The angles come from the complex reflectance ratio between p- and s-polarized light:

ρ = r_p / r_s = tan(Ψ) · exp(i Δ)

You can sweep either wavelength at a fixed angle, or angle of incidence at a fixed wavelength.

Mode — sweep over wavelength (spectral) or over angle of incidence (angular).

Side — evaluate the front coating or the back coating. Ellipsometry models a single coherent reflection off one face, so each side is treated independently.

Wavelength range and step (spectral mode) — the span and sampling interval of the sweep, in nm.

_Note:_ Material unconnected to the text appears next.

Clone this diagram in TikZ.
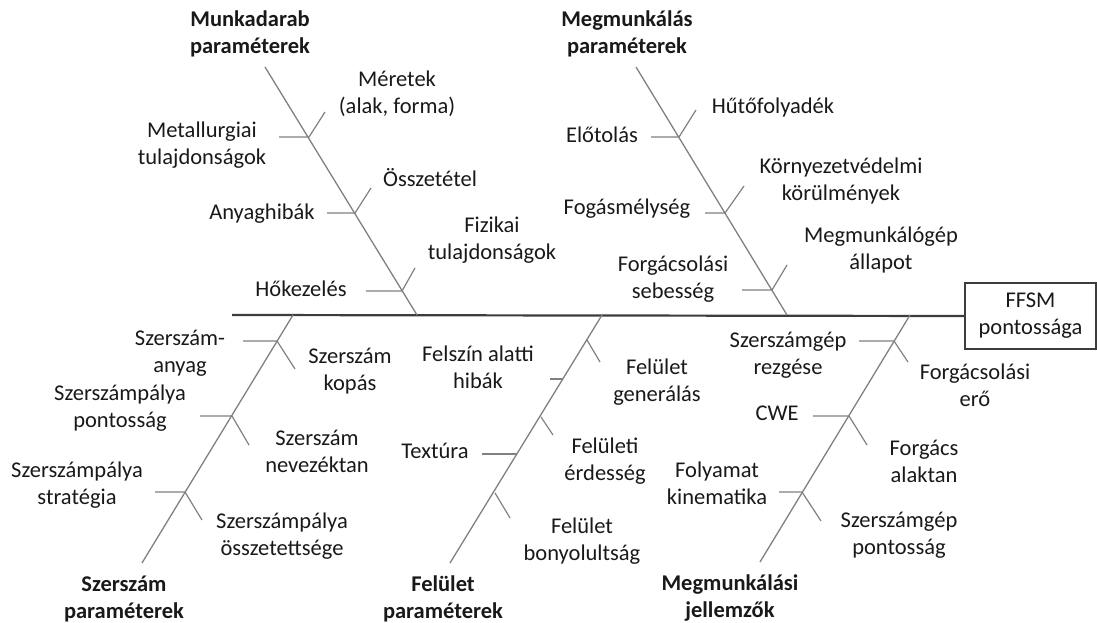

AOI (spectral mode) — the fixed angle of incidence, in degrees. The default of 65° is a common ellipsometer angle near the Brewster region of typical substrates.

Wavelength (angular mode) — the fixed wavelength for an angle sweep.

AOI range and step (angular mode) — the span and sampling interval of the angle sweep, in degrees.

Ψ is plotted on the left axis (0–90°) and Δ on the right axis (0–360°). Ψ encodes the ratio of the p and s reflection amplitudes, and Δ their phase difference. In an angle sweep, the substrate’s Brewster angle shows up as a sharp step in Δ, which makes a useful calibration check.

The data table lists Ψ and Δ against the swept variable for export. This window is a forward calculation: to recover layer thicknesses from a measured Ψ and Δ, use Refinement with targets set on those quantities.

  • H. G. Tompkins & E. A. Irene, Handbook of Ellipsometry (William Andrew, 2005).
  • H. A. Macleod, Thin-Film Optical Filters, 5th ed., p. 553 (Eq. 16.2).